Last year, his weighed over 8 lb. He was beaten by a 15 lb zucchini, so he is pessimistic about his chances this year.
Primo put together a basket of vegetables from our garden.
The judge last year claimed our veggies were too perfect to come from any place but Shoprite, so we didn't place. Primo tucked a note in the basket this year, noting that all of them were grown in our local garden. Check out the carrot, which looks like it is in dire need of the facilities.
Sunday, July 6, 2008
But this one is for me. I needed a kick in the butt to find time to spin. It's one of those things that I love to do, and want to do more of, but never seem to find the time. I figured the focus provided by the Tour de Fleece would help. I am setting my challenges one at a time, rather than a bunch of things that might plow me under.
First up is this dyed Coopworth roving I bought from Martha McGrath of Deer Run Sheep Farm, from the American Coopworth Registry booth at Maryland Sheep and Wool. (Volunteering in the booth gave me plenty of time to find a few things to add to my own stash.)
I have two purposes for this roving: as a sock yarn, so I am spinning it finer and tighter than my normal yarn, and as a display yarn at Rhinebeck this fall, hence the colors. I usually do not choose yarn in these colors. Blues, purples, pinks... those are more my speed. But I am loving seeing the sunny bright colors as they play out on the bobbin.
Here is the first one done, with apologies for the slight lack of focus. (I still haven't figured out how to get close up shots with this darn camera).
Unfortunately I am going to have to drop out of the Tour early, due to vacation plans.
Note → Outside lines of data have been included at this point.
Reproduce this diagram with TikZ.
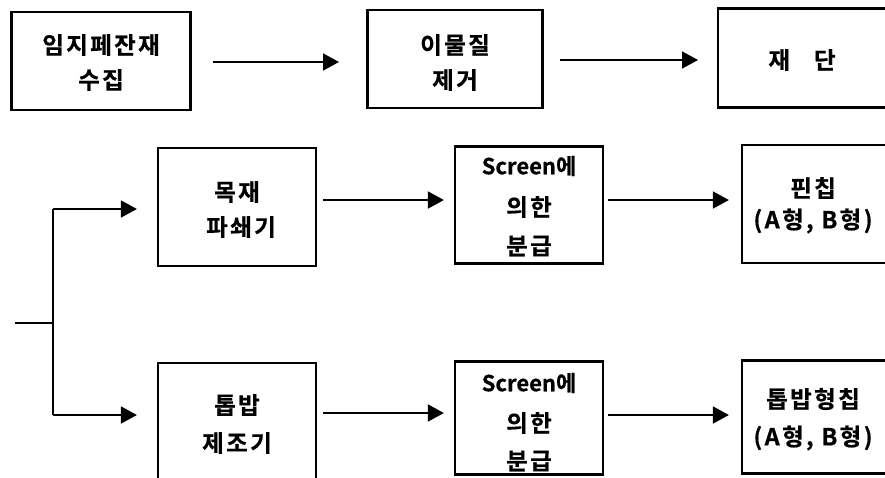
\documentclass[tikz,border=0pt]{standalone}
\usepackage{fontspec}
\setmainfont{Noto Sans CJK KR}[BoldFont={* Bold}]
\newfontfamily\kr[LetterSpace=10,FakeBold=0.6]{Noto Sans CJK KR Bold}
\newfontfamily\krplain[FakeBold=0.4]{Noto Sans CJK KR Bold}
\usetikzlibrary{arrows.meta}
\tikzset{
  stepbox/.style={draw=black, line width=2.2pt, fill=white, inner sep=0pt},
  lbl/.style={font=\kr\fontsize{23.5}{23.5}\selectfont, inner sep=0pt, anchor=center},
  scr/.style={font=\krplain\fontsize{22}{22}\selectfont, inner sep=0pt, anchor=center},
  flow/.style={line width=1.6pt, -{Triangle[length=16pt,width=17pt]}},
  wire/.style={line width=1.6pt},
}
\begin{document}
\begin{tikzpicture}[x=1pt,y=-1pt]
\useasboundingbox (0,0) rectangle (885,477);
\clip (0,0) rectangle (885,477);
% row 1
\node[stepbox, minimum width=179pt, minimum height=98pt] (b1) at (101,61) {};
\node[lbl] (b1a) at (101,45) {임지페잔재};
\node[lbl] (b1b) at (101,80) {수집};
\node[stepbox, minimum width=175pt, minimum height=98pt] (b2) at (455,59) {};
\node[lbl] (b2a) at (455,45) {이물질};
\node[lbl] (b2b) at (455,80) {제거};
\node[stepbox, minimum width=180pt, minimum height=99pt] (b3) at (808,58) {};
\node[lbl] (b3a) at (802,60) {재\hspace{24pt}단};
\coordinate (a1s) at (213,62);
\coordinate (a1e) at (339,62);
\coordinate (a2s) at (560,60);
\coordinate (a2e) at (698,60);
\draw[flow] (a1s) -- (a1e);
\draw[flow] (a2s) -- (a2e);
% row 2
\node[stepbox, minimum width=158pt, minimum height=118pt] (c1) at (237,207) {};
\node[lbl] (c1a) at (237,192) {목재};
\node[lbl] (c1b) at (241,227) {파쇄기};
\node[stepbox, minimum width=148pt, minimum height=117pt] (c2) at (529,205) {};
\node[scr] (c2a) at (529,166) {Screen에};
\node[lbl] (c2b) at (529,207) {의한};
\node[lbl] (c2c) at (529,246) {분급};
\node[stepbox, minimum width=150pt, minimum height=118pt] (c3) at (817,204) {};
\node[lbl] (c3a) at (813,188) {핀칩};
\node[lbl] (c3b) at (813,221) {(A형, B형)};
% row 3
\node[stepbox, minimum width=158pt, minimum height=130pt] (d1) at (237,428) {};
\node[lbl] (d1a) at (237,405) {톱밥};
\node[lbl] (d1b) at (237,443) {제조기};
\node[stepbox, minimum width=148pt, minimum height=113pt] (d2) at (529,418) {};
\node[scr] (d2a) at (529,383) {Screen에};
\node[lbl] (d2b) at (529,423) {의한};
\node[lbl] (d2c) at (529,461) {분급};
\node[stepbox, minimum width=150pt, minimum height=113pt] (d3) at (817,417) {};
\node[lbl] (d3a) at (813,399) {톱밥형칩};
\node[lbl] (d3b) at (813,438) {(A형, B형)};
% branch
\coordinate (st) at (15,323);
\coordinate (br) at (53,323);
\coordinate (brt) at (53,209);
\coordinate (brb) at (53,415);
\draw[wire] (st) -- (br);
\draw[wire] (brt) -- (brb);
\draw[flow] (brt) -- ([xshift=-20pt]c1.west |- brt);
\draw[flow] (brb) -- ([xshift=-20pt]d1.west |- brb);
\draw[flow] ([xshift=6pt]c1.east |- 0,200) -- ([xshift=-10pt]c2.west |- 0,200);
\draw[flow] ([xshift=4pt]c2.east |- 0,200) -- ([xshift=-12pt]c3.west |- 0,200);
\draw[flow] ([xshift=6pt]d1.east |- 0,413) -- ([xshift=-10pt]d2.west |- 0,413);
\draw[flow] ([xshift=4pt]d2.east |- 0,415) -- ([xshift=-12pt]d3.west |- 0,415);
\end{tikzpicture}
\end{document}
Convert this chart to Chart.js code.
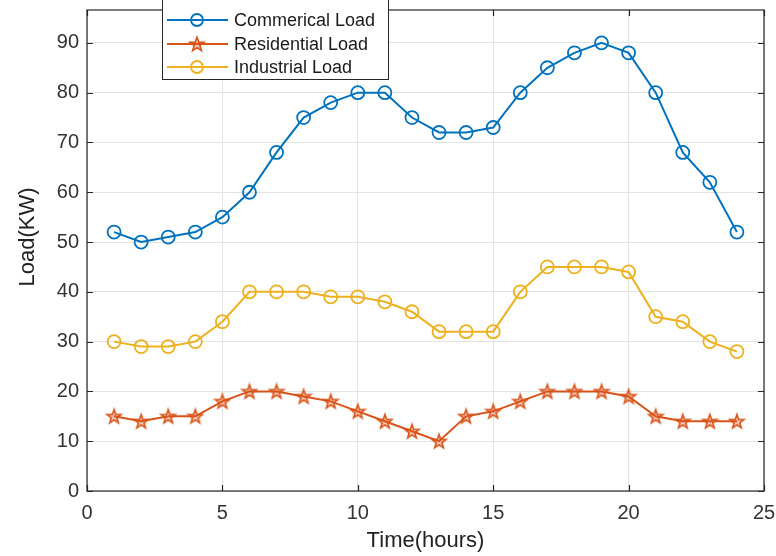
<!DOCTYPE html>
<html><head><meta charset="utf-8">
<script src="https://cdn.jsdelivr.net/npm/chart.js@4"></script>
<style>html,body{margin:0;padding:0;background:#fff}#wrap{width:776px;height:556px}</style>
</head><body><div id="wrap"><canvas id="c" width="776" height="556"></canvas></div>
<script>
const hours = [1,2,3,4,5,6,7,8,9,10,11,12,13,14,15,16,17,18,19,20,21,22,23,24];
const commercial = [52,50,51,52,55,60,68,75,78,80,80,75,72,72,73,80,85,88,90,88,80,68,62,52];
const residential = [15,14,15,15,18,20,20,19,18,16,14,12,10,15,16,18,20,20,20,19,15,14,14,14];
const industrial = [30,29,29,30,34,40,40,40,39,39,38,36,32,32,32,40,45,45,45,44,35,34,30,28];
const seriesNames = ['Commerical Load','Residential Load','Industrial Load'];
const xTicks = [0,5,10,15,20,25];
const yTicks = [0,10,20,30,40,50,60,70,80,90];
const yTitle = 'Load(KW)';

const BLUE='#0072BD', ORANGE='#D95319', YELLOW='#EDB120';
const FONT='Arial, "Liberation Sans", Helvetica, sans-serif';

function makeStar(color){
  const s=18, c=document.createElement('canvas'); c.width=s; c.height=s;
  const g=c.getContext('2d'); g.strokeStyle=color; g.lineWidth=1.6; g.lineJoin='miter';
  const R=7.4, r=3.0, cx=s/2, cy=s/2+0.6;
  g.beginPath();
  for(let i=0;i<10;i++){const a=-Math.PI/2+i*Math.PI/5; const rr=i%2?r:R; const x=cx+rr*Math.cos(a), y=cy+rr*Math.sin(a); i?g.lineTo(x,y):g.moveTo(x,y);}
  g.closePath(); g.fillStyle='rgba(217,83,25,0.35)'; g.fill(); g.stroke();
  return c;
}
const starImg = makeStar(ORANGE);

const toXY = arr => arr.map((v,i)=>({x:hours[i], y:v}));

const axesPlugin = {
  id:'matlabAxes',
  afterDraw(chart){
    const ctx=chart.ctx, a=chart.chartArea, xs=chart.scales.x, ys=chart.scales.y;
    ctx.save();
    ctx.strokeStyle='#262626'; ctx.lineWidth=1.2;
    ctx.strokeRect(a.left, a.top, a.right-a.left, a.bottom-a.top);
    const tl=6;
    ctx.beginPath();
    xTicks.forEach(v=>{const p=Math.round(xs.getPixelForValue(v))+0.5;
      ctx.moveTo(p,a.bottom); ctx.lineTo(p,a.bottom-tl);
      ctx.moveTo(p,a.top); ctx.lineTo(p,a.top+tl);});
    yTicks.forEach(v=>{const p=Math.round(ys.getPixelForValue(v))+0.5;
      ctx.moveTo(a.left,p); ctx.lineTo(a.left+tl,p);
      ctx.moveTo(a.right,p); ctx.lineTo(a.right-tl,p);});
    ctx.stroke();
    // y title
    ctx.save();
    ctx.translate(28, 237); ctx.rotate(-Math.PI/2);
    ctx.fillStyle='#222'; ctx.font='22px '+FONT; ctx.textAlign='center'; ctx.textBaseline='middle';
    ctx.fillText(yTitle, 0, 0);
    ctx.restore();
    // legend
    const lx=162, ly=-2, lw=226, lh=81;
    ctx.fillStyle='#fff'; ctx.fillRect(lx,ly,lw,lh);
    ctx.strokeStyle='#262626'; ctx.lineWidth=1; ctx.strokeRect(lx+0.5,ly+0.5,lw,lh);
    const rows=[20,44,67];
    chart.data.datasets.forEach((ds,i)=>{
      const y=rows[i];
      ctx.strokeStyle=ds.borderColor; ctx.lineWidth=2;
      ctx.beginPath(); ctx.moveTo(167,y); ctx.lineTo(228,y); ctx.stroke();
      const mx=197;
      if(ds.pointStyle==='circle'){
        ctx.lineWidth=1.8; ctx.beginPath(); ctx.arc(mx,y,6,0,Math.PI*2); ctx.stroke();
      } else {
        ctx.drawImage(starImg, mx-9, y-9);
      }
      ctx.fillStyle='#1a1a1a'; ctx.font='18px '+FONT; ctx.textBaseline='middle'; ctx.textAlign='left';
      ctx.fillText(ds.label, 234, y+1);
    });
    ctx.restore();
  }
};

new Chart(document.getElementById('c'), {
  type:'line',
  data:{ datasets:[
    {label:seriesNames[0], data:toXY(commercial), borderColor:BLUE, backgroundColor:'transparent', borderWidth:2,
      pointStyle:'circle', pointRadius:6.5, pointBorderWidth:1.8, pointBackgroundColor:'rgba(0,0,0,0)', pointBorderColor:BLUE},
    {label:seriesNames[1], data:toXY(residential), borderColor:ORANGE, backgroundColor:'transparent', borderWidth:2,
      pointStyle:starImg, pointRadius:8},
    {label:seriesNames[2], data:toXY(industrial), borderColor:YELLOW, backgroundColor:'transparent', borderWidth:2,
      pointStyle:'circle', pointRadius:6.5, pointBorderWidth:1.8, pointBackgroundColor:'rgba(0,0,0,0)', pointBorderColor:YELLOW}
  ]},
  options:{
    responsive:false, animation:false, devicePixelRatio:1,
    layout:{padding:{top:8,right:12,left:0,bottom:0}},
    plugins:{legend:{display:false}, tooltip:{enabled:false}},
    elements:{line:{tension:0}},
    scales:{
      x:{type:'linear', min:0, max:25,
        afterBuildTicks(s){s.ticks=xTicks.map(v=>({value:v}));},
        afterFit(s){s.height=65; s.paddingLeft=0; s.paddingRight=0;},
        grid:{color:'#e3e3e3', lineWidth:1, drawTicks:false},
        border:{display:false},
        ticks:{color:'#333', font:{size:20, family:FONT}, padding:10, maxRotation:0},
        title:{display:true, text:'Time(hours)', color:'#222', font:{size:22, family:FONT}, padding:{top:0,bottom:2}}
      },
      y:{type:'linear', min:0, max:96.6,
        afterBuildTicks(s){s.ticks=yTicks.map(v=>({value:v}));},
        afterFit(s){s.width=87; s.paddingTop=0; s.paddingBottom=0;},
        grid:{color:'#e3e3e3', lineWidth:1, drawTicks:false},
        border:{display:false},
        ticks:{color:'#333', font:{size:20, family:FONT}, padding:8},
        title:{display:false}
      }
    }
  },
  plugins:[axesPlugin]
});
</script></body></html>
As much as I would love to sit and spin here:
...I know there will be absolutely no room for my non-folding wheel in a vacation loaded van.
Saturday, July 5, 2008
We supplemented it with blueberries and strawberries to make a Berry Cobbler.
The recipe is my mom's. It is dead easy and very quick, but produces a spectacular summer dessert that is fantastic with vanilla ice cream.
Toss 3 cups fresh fruit with a teaspoon of lemon juice. Separately, blend 1 cup flour, 1 cup sugar and 6 tablespoons butter in a food processor until crumbly. Remove a cup of the mixture and toss it with the fruit. Spray the bottom of a pie dish with cooking spray and put the fruit mixture in. Beat 1 egg, and add it to the remainder of the mixture in the food processor. Blend thoroughly, and then spoon over the top of the fruit. Bake at 375 degrees for about 45 minutes, until top is golden brown with a hard crust.